Former State Department Leaders Address Shortfalls in Security, Defense Strategies

Former Secretary of State Henry Kissinger testifies before the Senate Armed Services Committee on Jan. 25, 2018, where he discussed recently released White House and Pentagon strategies. Screenshot from SASC video.

The Trump administration’s National Security Strategy and the Pentagon’s National Defense Strategy fall short of addressing several major issues facing the US military in a changing world, including global warming and the threat of running the military “ragged,” three former State Department leaders said Thursday.

Former Secretaries of State Henry Kissinger and George Shultz, and former Deputy Secretary of State Richard Armitage told members of the Senate Armed Services Committee the global order is changing and broad, in-depth strategies are needed to address the growing challenges.

“The international situation facing the United States is unprecedented, but it’s occurring,” said Kissinger, who served as Secretary of State under Presidents Richard Nixon and Gerald Ford. “It’s more than a coincidence of individual crises.

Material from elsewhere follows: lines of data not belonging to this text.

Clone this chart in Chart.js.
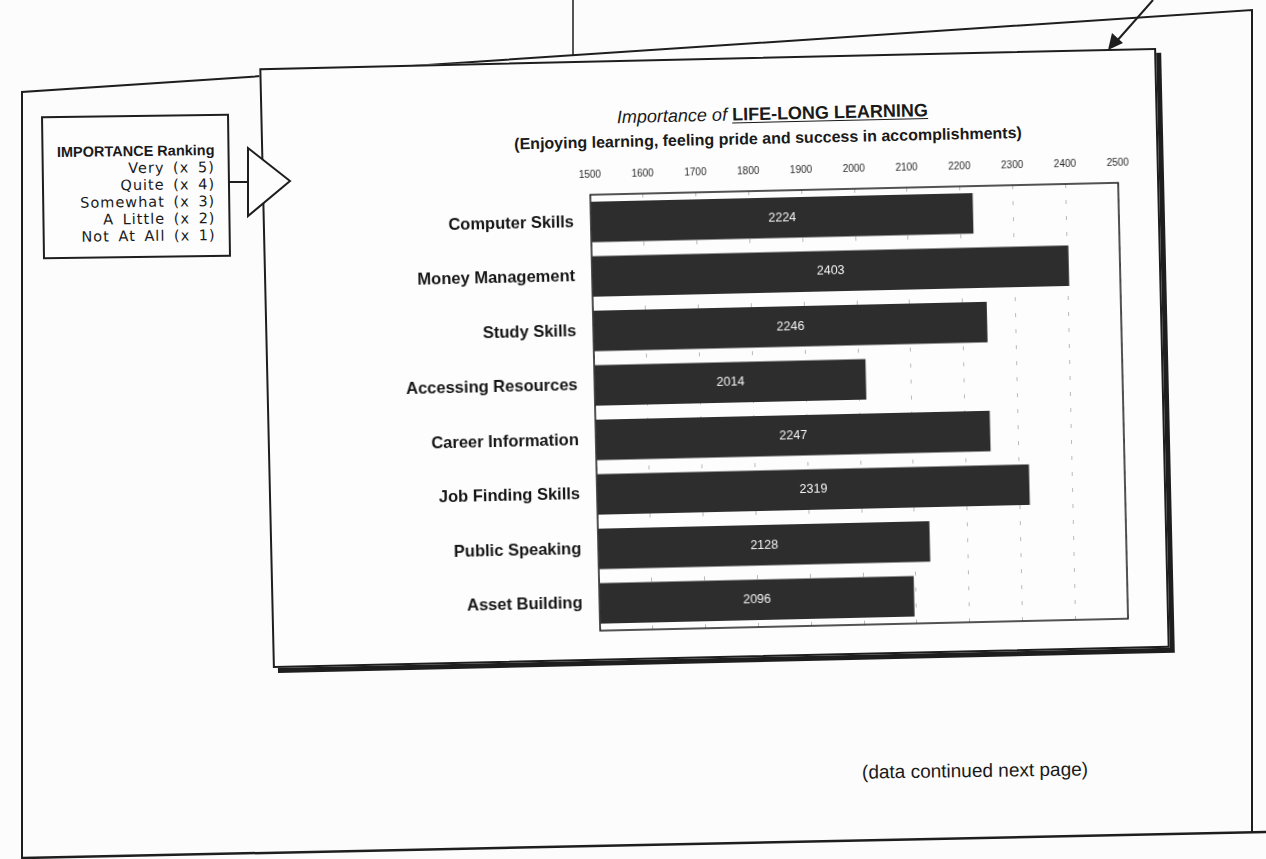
<!DOCTYPE html>
<html>
<head>
<meta charset="utf-8">
<script src="https://cdn.jsdelivr.net/npm/chart.js@4/dist/chart.umd.min.js"></script>
<style>
  html, body { margin: 0; padding: 0; }
  body {
    width: 1266px; height: 859px; overflow: hidden;
    background: #fcfcfc; position: relative;
    font-family: "Liberation Sans", Arial, Helvetica, sans-serif; color: #1a1a1a;
  }
  svg { position: absolute; left: 0; top: 0; }
  #pointer { z-index: 3; }
  #panel {
    position: absolute; left: 266px; top: 58px; width: 897px; height: 600px;
    box-sizing: border-box; border: 2px solid #1e1e1e;
    box-shadow: 5px 5px 0 #1e1e1e; background: #fdfdfd;
    transform: rotate(-1.3deg); z-index: 2;
  }
  #title {
    position: absolute; left: 0; width: 1020px; top: 45px; text-align: center;
    font-size: 18px;
  }
  #title i { font-weight: normal; }
  #title b { text-decoration: underline; text-underline-offset: 2px; }
  #subtitle {
    position: absolute; left: 0; width: 1010px; top: 71px; text-align: center;
    font-size: 16px; font-weight: bold;
  }
  #chart { position: absolute; left: 0; top: 88px; }
  #ranking {
    position: absolute; left: 42px; top: 115px; width: 188px; height: 143px;
    box-sizing: border-box; border: 2px solid #1e1e1e; background: #fdfdfd;
    transform: rotate(-0.8deg); text-align: right; padding: 26px 13px 0 0;
    font-family: "DejaVu Sans", sans-serif; font-size: 14.5px; line-height: 17px;
    letter-spacing: 1px; word-spacing: 3px; z-index: 2;
  }
  #ranking .head {
    font-family: "Liberation Sans", Arial, sans-serif; font-weight: bold;
    font-size: 14.5px; letter-spacing: 0; word-spacing: 0;
  }
  #note {
    position: absolute; left: 862px; top: 760px; font-size: 19px;
    transform: rotate(-0.8deg);
  }
</style>
</head>
<body>
<svg width="1266" height="859">
  <!-- outer page frame -->
  <polyline points="22,859 22,92 1252,10 1252,833" fill="none" stroke="#1e1e1e" stroke-width="2"/>
  <line x1="22" y1="858" x2="1266" y2="832" stroke="#1e1e1e" stroke-width="2.5"/>
  <line x1="573" y1="0" x2="573" y2="56" stroke="#1e1e1e" stroke-width="1.5"/>
  <!-- arrow into the chart panel -->
  <line x1="1153" y1="0" x2="1116" y2="42" stroke="#1e1e1e" stroke-width="2"/>
  <polygon points="1108,50 1112,33 1123,43" fill="#1e1e1e"/>
</svg>

<div id="ranking"></div>

<div id="panel">
  <div id="title"><i>Importance of</i> <b>LIFE-LONG LEARNING</b></div>
  <div id="subtitle">(Enjoying learning, feeling pride and success in accomplishments)</div>
  <canvas id="chart" width="890" height="500"></canvas>
</div>

<!-- connector from the ranking box, drawn over the panel edge -->
<svg id="pointer" width="300" height="260">
  <line x1="229" y1="182" x2="248" y2="182" stroke="#1e1e1e" stroke-width="2"/>
  <polygon points="248,148 248,216 290,181" fill="#fdfdfd" stroke="#1e1e1e" stroke-width="2"/>
</svg>

<div id="note">(data continued next page)</div>

<script>
const categories = [
  "Computer Skills", "Money Management", "Study Skills", "Accessing Resources",
  "Career Information", "Job Finding Skills", "Public Speaking", "Asset Building"
];
const scores = [2224, 2403, 2246, 2014, 2247, 2319, 2128, 2096];
const tickValues = [1500, 1600, 1700, 1800, 1900, 2000, 2100, 2200, 2300, 2400, 2500];

const rankingTitle = "IMPORTANCE Ranking";
const rankingLines = ["Very (x 5)", "Quite (x 4)", "Somewhat (x 3)", "A Little (x 2)", "Not At All (x 1)"];

// ranking key box
const box = document.getElementById("ranking");
box.innerHTML = '<div class="head">' + rankingTitle + '</div>' +
  rankingLines.map(t => "<div>" + t + "</div>").join("");

// white numbers in the middle of each bar
const barValues = {
  id: "barValues",
  afterDatasetsDraw(chart) {
    const ctx = chart.ctx;
    const meta = chart.getDatasetMeta(0);
    ctx.save();
    ctx.fillStyle = "#f4f4f4";
    ctx.font = "12.5px 'Liberation Sans', Arial, sans-serif";
    ctx.textAlign = "center";
    ctx.textBaseline = "middle";
    meta.data.forEach((bar, i) => {
      ctx.fillText(String(scores[i]), (bar.base + bar.x) / 2, bar.y);
    });
    ctx.restore();
  }
};

// plot box outline
const plotFrame = {
  id: "plotFrame",
  afterDraw(chart) {
    const a = chart.chartArea;
    const ctx = chart.ctx;
    ctx.save();
    ctx.strokeStyle = "#1a1a1a";
    ctx.lineWidth = 1.5;
    ctx.strokeRect(a.left, a.top, a.right - a.left, a.bottom - a.top);
    ctx.restore();
  }
};

new Chart(document.getElementById("chart"), {
  type: "bar",
  data: {
    labels: categories,
    datasets: [{
      data: scores,
      base: 1500,
      backgroundColor: "#2d2d2d",
      barPercentage: 0.74,
      categoryPercentage: 1
    }]
  },
  options: {
    indexAxis: "y",
    responsive: false,
    animation: false,
    devicePixelRatio: 1,
    layout: { padding: { left: 0, top: 0, right: 36, bottom: 20 } },
    plugins: { legend: { display: false }, tooltip: { enabled: false } },
    scales: {
      x: {
        position: "top",
        min: 1500,
        max: 2500,
        afterBuildTicks: axis => { axis.ticks = tickValues.map(v => ({ value: v })); },
        afterFit: axis => { axis.height = 44; },
        ticks: {
          color: "#2a2a2a",
          padding: 14,
          callback: v => String(v),
          font: { family: "'Liberation Sans Narrow', 'Liberation Sans', sans-serif", size: 10 }
        },
        grid: { color: "rgba(60,60,60,0.35)", lineWidth: 1, drawTicks: false },
        border: { display: false, dash: [4, 12] }
      },
      y: {
        afterFit: axis => { axis.width = 326; },
        ticks: {
          color: "#151515",
          padding: 9,
          font: { family: "'Liberation Sans', Arial, sans-serif", size: 16.5, weight: "bold" }
        },
        grid: { display: false },
        border: { display: false }
      }
    }
  },
  plugins: [barValues, plotFrame]
});
</script>
</body>
</html>
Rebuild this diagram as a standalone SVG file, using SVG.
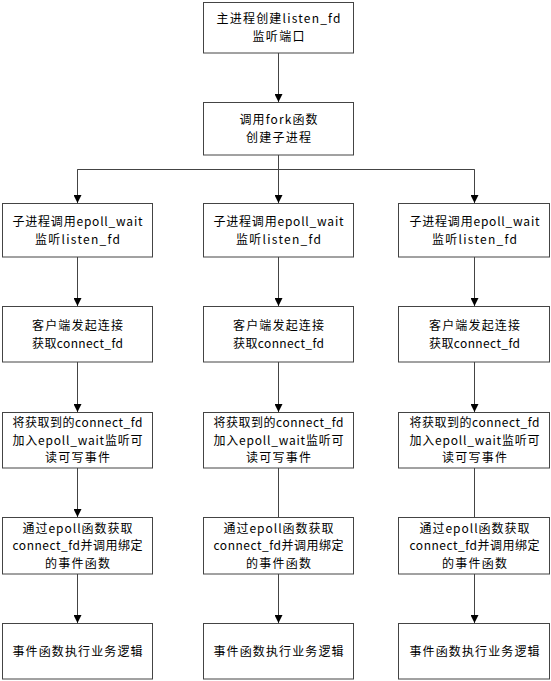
<svg xmlns="http://www.w3.org/2000/svg" width="551" height="681" viewBox="0 0 551 681">
<defs>
<style>
.box{fill:#fff;stroke:#444;stroke-width:1}
.t{font-family:"Noto Sans CJK SC","Liberation Sans",sans-serif;font-size:12px;fill:#000;text-anchor:middle}
.c{fill:none;stroke:#444;stroke-width:1}
</style>
<marker id="ah" markerWidth="8" markerHeight="8" refX="8" refY="4" orient="auto" markerUnits="userSpaceOnUse">
<path d="M0,0 L8,4 L0,8 z" fill="#000"/>
</marker>
</defs>
<rect width="551" height="681" fill="#fff"/>
<g id="connectors">
<line class="c" x1="278.5" y1="53" x2="278.5" y2="102" marker-end="url(#ah)"/>
<polyline class="c" points="278.5,155 278.5,169.5"/>
<polyline class="c" points="77.5,203 77.5,169.5 474.5,169.5 474.5,203"/>
<line class="c" x1="77.5" y1="169.5" x2="77.5" y2="203" marker-end="url(#ah)"/>
<line class="c" x1="278.5" y1="169.5" x2="278.5" y2="203" marker-end="url(#ah)"/>
<line class="c" x1="474.5" y1="169.5" x2="474.5" y2="203" marker-end="url(#ah)"/>
<line class="c" x1="77.5" y1="257" x2="77.5" y2="306" marker-end="url(#ah)"/>
<line class="c" x1="278.5" y1="257" x2="278.5" y2="306" marker-end="url(#ah)"/>
<line class="c" x1="474.5" y1="257" x2="474.5" y2="306" marker-end="url(#ah)"/>
<line class="c" x1="77.5" y1="362" x2="77.5" y2="412" marker-end="url(#ah)"/>
<line class="c" x1="278.5" y1="362" x2="278.5" y2="412" marker-end="url(#ah)"/>
<line class="c" x1="474.5" y1="362" x2="474.5" y2="412" marker-end="url(#ah)"/>
<line class="c" x1="77.5" y1="468" x2="77.5" y2="517" marker-end="url(#ah)"/>
<line class="c" x1="278.5" y1="468" x2="278.5" y2="517"/>
<line class="c" x1="474.5" y1="468" x2="474.5" y2="517"/>
<line class="c" x1="77.5" y1="574" x2="77.5" y2="623" marker-end="url(#ah)"/>
<line class="c" x1="278.5" y1="574" x2="278.5" y2="623" marker-end="url(#ah)"/>
<line class="c" x1="474.5" y1="574" x2="474.5" y2="623" marker-end="url(#ah)"/>
</g>
<g id="n_main">
<rect class="box" x="203.5" y="2.5" width="150" height="50.5"/>
<text class="t" x="278.5" y="23.4" textLength="124" lengthAdjust="spacing">主进程创建listen_fd</text>
<text class="t" x="278.5" y="41" textLength="52" lengthAdjust="spacing">监听端口</text>
</g>
<g id="n_fork">
<rect class="box" x="203.5" y="102.5" width="150" height="52.5"/>
<text class="t" x="278.5" y="124.4" textLength="78" lengthAdjust="spacing">调用fork函数</text>
<text class="t" x="278.5" y="142" textLength="65" lengthAdjust="spacing">创建子进程</text>
</g>
<!-- left column -->
<g id="l1">
<rect class="box" x="2.5" y="203.5" width="150" height="53.5"/>
<text class="t" x="77.5" y="225.9" textLength="130" lengthAdjust="spacing">子进程调用epoll_wait</text>
<text class="t" x="77.5" y="243.5" textLength="85" lengthAdjust="spacing">监听listen_fd</text>
</g>
<g id="l2">
<rect class="box" x="2.5" y="306.5" width="150" height="55.5"/>
<text class="t" x="77.5" y="329.9" textLength="91" lengthAdjust="spacing">客户端发起连接</text>
<text class="t" x="77.5" y="347.5" textLength="91" lengthAdjust="spacing">获取connect_fd</text>
</g>
<g id="l3">
<rect class="box" x="2.5" y="412.5" width="150" height="55.5"/>
<text class="t" x="77.5" y="427.1" textLength="130" lengthAdjust="spacing">将获取到的connect_fd</text>
<text class="t" x="77.5" y="444.7" textLength="130" lengthAdjust="spacing">加入epoll_wait监听可</text>
<text class="t" x="77.5" y="462.3" textLength="65" lengthAdjust="spacing">读可写事件</text>
</g>
<g id="l4">
<rect class="box" x="2.5" y="517.5" width="150" height="56.5"/>
<text class="t" x="77.5" y="532.6" textLength="110" lengthAdjust="spacing">通过epoll函数获取</text>
<text class="t" x="77.5" y="550.2" textLength="130" lengthAdjust="spacing">connect_fd并调用绑定</text>
<text class="t" x="77.5" y="567.8" textLength="65" lengthAdjust="spacing">的事件函数</text>
</g>
<g id="l5">
<rect class="box" x="2.5" y="623.5" width="150" height="55.5"/>
<text class="t" x="77.5" y="655.7" textLength="130" lengthAdjust="spacing">事件函数执行业务逻辑</text>
</g>
<!-- middle column -->
<g id="m1">
<rect class="box" x="203.5" y="203.5" width="150" height="53.5"/>
<text class="t" x="278.5" y="225.9" textLength="130" lengthAdjust="spacing">子进程调用epoll_wait</text>
<text class="t" x="278.5" y="243.5" textLength="85" lengthAdjust="spacing">监听listen_fd</text>
</g>
<g id="m2">
<rect class="box" x="203.5" y="306.5" width="150" height="55.5"/>
<text class="t" x="278.5" y="329.9" textLength="91" lengthAdjust="spacing">客户端发起连接</text>
<text class="t" x="278.5" y="347.5" textLength="91" lengthAdjust="spacing">获取connect_fd</text>
</g>
<g id="m3">
<rect class="box" x="203.5" y="412.5" width="150" height="55.5"/>
<text class="t" x="278.5" y="427.1" textLength="130" lengthAdjust="spacing">将获取到的connect_fd</text>
<text class="t" x="278.5" y="444.7" textLength="130" lengthAdjust="spacing">加入epoll_wait监听可</text>
<text class="t" x="278.5" y="462.3" textLength="65" lengthAdjust="spacing">读可写事件</text>
</g>
<g id="m4">
<rect class="box" x="203.5" y="517.5" width="150" height="56.5"/>
<text class="t" x="278.5" y="532.6" textLength="110" lengthAdjust="spacing">通过epoll函数获取</text>
<text class="t" x="278.5" y="550.2" textLength="130" lengthAdjust="spacing">connect_fd并调用绑定</text>
<text class="t" x="278.5" y="567.8" textLength="65" lengthAdjust="spacing">的事件函数</text>
</g>
<g id="m5">
<rect class="box" x="203.5" y="623.5" width="150" height="55.5"/>
<text class="t" x="278.5" y="655.7" textLength="130" lengthAdjust="spacing">事件函数执行业务逻辑</text>
</g>
<!-- right column -->
<g id="r1">
<rect class="box" x="398.5" y="203.5" width="151" height="53.5"/>
<text class="t" x="474.5" y="225.9" textLength="130" lengthAdjust="spacing">子进程调用epoll_wait</text>
<text class="t" x="474.5" y="243.5" textLength="85" lengthAdjust="spacing">监听listen_fd</text>
</g>
<g id="r2">
<rect class="box" x="398.5" y="306.5" width="151" height="55.5"/>
<text class="t" x="474.5" y="329.9" textLength="91" lengthAdjust="spacing">客户端发起连接</text>
<text class="t" x="474.5" y="347.5" textLength="91" lengthAdjust="spacing">获取connect_fd</text>
</g>
<g id="r3">
<rect class="box" x="398.5" y="412.5" width="151" height="55.5"/>
<text class="t" x="474.5" y="427.1" textLength="130" lengthAdjust="spacing">将获取到的connect_fd</text>
<text class="t" x="474.5" y="444.7" textLength="130" lengthAdjust="spacing">加入epoll_wait监听可</text>
<text class="t" x="474.5" y="462.3" textLength="65" lengthAdjust="spacing">读可写事件</text>
</g>
<g id="r4">
<rect class="box" x="398.5" y="517.5" width="151" height="56.5"/>
<text class="t" x="474.5" y="532.6" textLength="110" lengthAdjust="spacing">通过epoll函数获取</text>
<text class="t" x="474.5" y="550.2" textLength="130" lengthAdjust="spacing">connect_fd并调用绑定</text>
<text class="t" x="474.5" y="567.8" textLength="65" lengthAdjust="spacing">的事件函数</text>
</g>
<g id="r5">
<rect class="box" x="398.5" y="623.5" width="151" height="55.5"/>
<text class="t" x="474.5" y="655.7" textLength="130" lengthAdjust="spacing">事件函数执行业务逻辑</text>
</g>
</svg>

Rather, it is a systematic, systemic failure of world order, which is gathering momentum.”

The Pentagon’s National Defense Strategy, released last week, doesn’t adequately address issues from global warming and new global weaponry that are a threat to the US global position, said Shultz, who was Secretary of State under President Ronald Reagan. The US government needs to “get our arms around nuclear proliferation,” by getting Russia to “come to its senses” and be an active partner in stopping the threat of nuclear arms, he added.

The NDS needs to better address the fact that the US is losing its edge over other near-peer countries, largely through its own doing, said Armitage, who served in President George W. Bush’s State Department and in the Pentagon under Reagan and President George H.W. Bush. Readiness is declining while troops and equipment are being “run into the ground,” he said.

“The military leadership, the Secretary of Defense, and you all need to think through the problem,” Armitage told the senators. “Are we deploying the people who need to deploy, are week keeping people at home who need to be at home.”